聴覚心理

人間の聴覚系の特性を用いる。

psychoacousticsの訳語には「聴覚真理」「心理聴覚」がある。

「心理」という言葉が入っているが、実際には抹消系の特性であることがわかっている。すなわち、聴覚心理的に聞こえない信号は、聴覚系から脳に信号が伝わらない。

符号化効率に対する寄与

周波数時間変換符号化に聴覚心理を適用した場合、周波数帯域毎に必要なSNRはだいたい18dB程度である。すなわち1サンプルあたり3bitが必要になる。

これに、冗長削減を組み合わせることで1サンプルあたり1.5bit程度まで符号量を削減できる。この圧縮率では符号化前の音との判別は非常に困難である。

さらに、スペクトル拡張技術、複数チャンネルのベクトル符号化等を組み合わせて、5.1chを64kbps~128kbps程度で良好な音質で圧縮可能である。ただし、この場合には符号化前の音との区別が容易につく。

超音波

20kHz近辺、20kHz以上の音について、「聞こえる」「不要である」「聞こえない」という表現は不正確である。

(1) 30kHzおよびそれ以上の周波数の音は、鼓膜-耳小骨の経路を通過できない

(2) 約半数程度の人は、15kHz以上の音を聞くための有毛細胞が機能しない

(3) したがって、30kHzの音を「その高さの音」として知覚することはないが、30kHzの音を非常に高い振幅で印加すれば、聴覚系の周波数弁別能力が無限に高いわけではないので、他の周波数の有毛細胞が反応する。音としては「雑音」として知覚される。

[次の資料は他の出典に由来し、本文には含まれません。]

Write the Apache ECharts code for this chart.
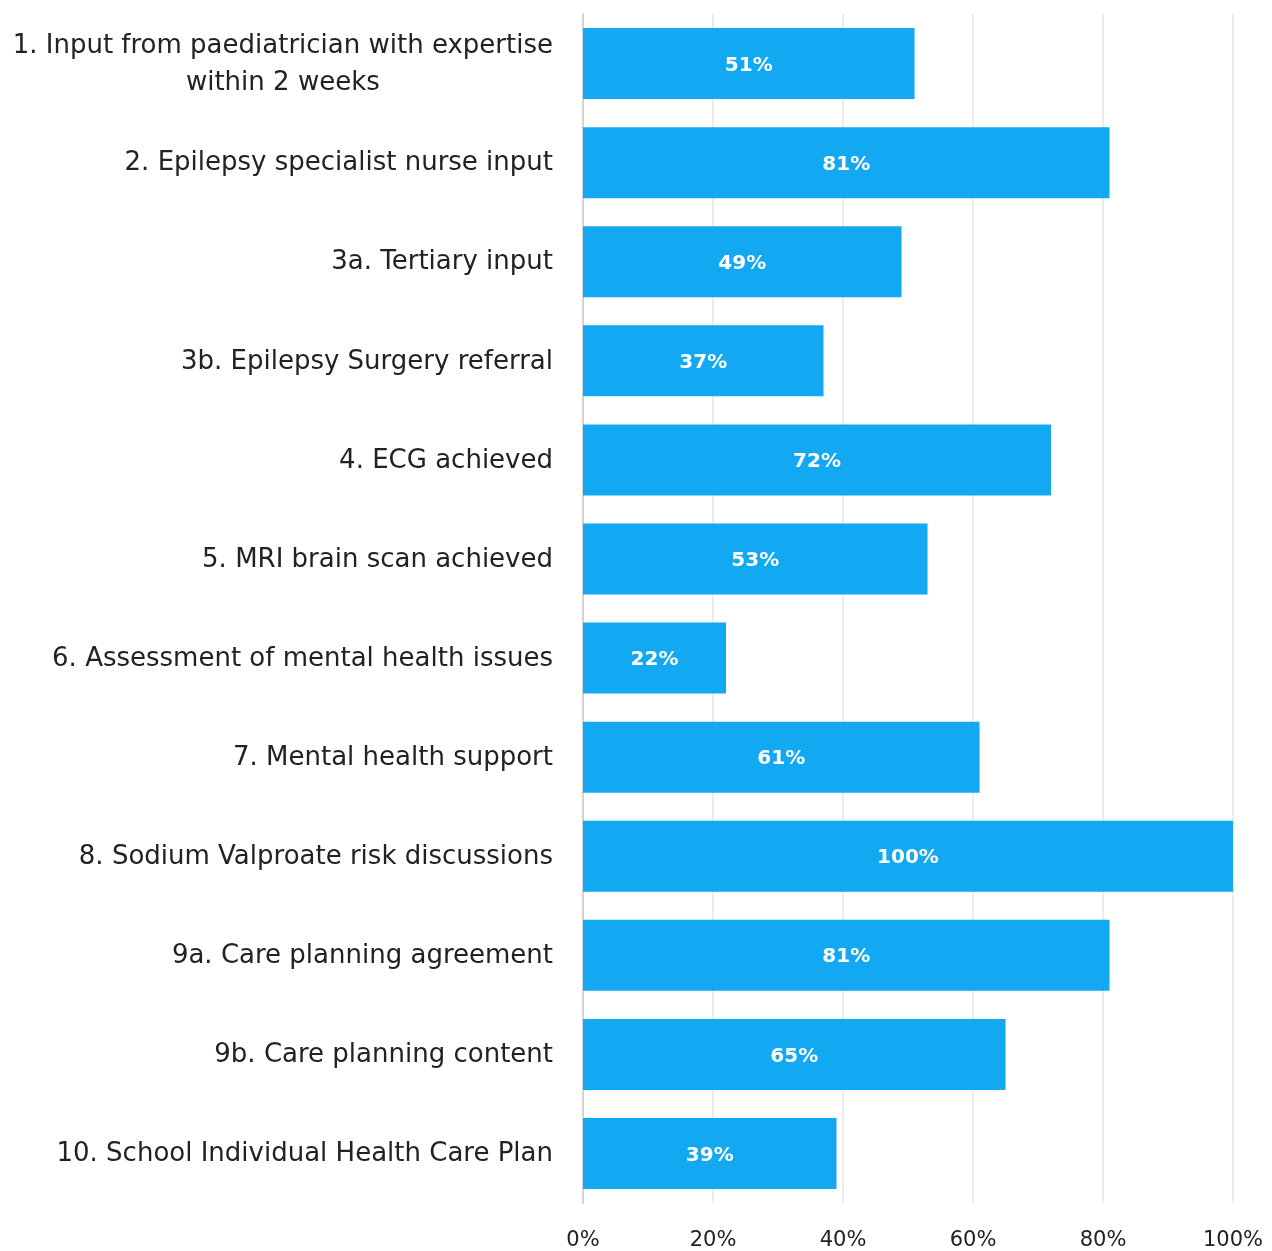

(4) 一般に、100dB近辺の高い周波数の音を聞き続けると、有毛細胞が損傷する。

(5) 14kHz以上の音を、平均以上の感度で聞くことができる人は、ブラウン管などの電子機器が発生する高い周波数の騒音に不快感を持っていることが多い。

(6) 音として主観的に知覚はされないが、脳波に変化があらわれるという報告がある。興味深い報告ではあるが、通常の人は脳波計を持っていないのであまり関心はないかもしれない。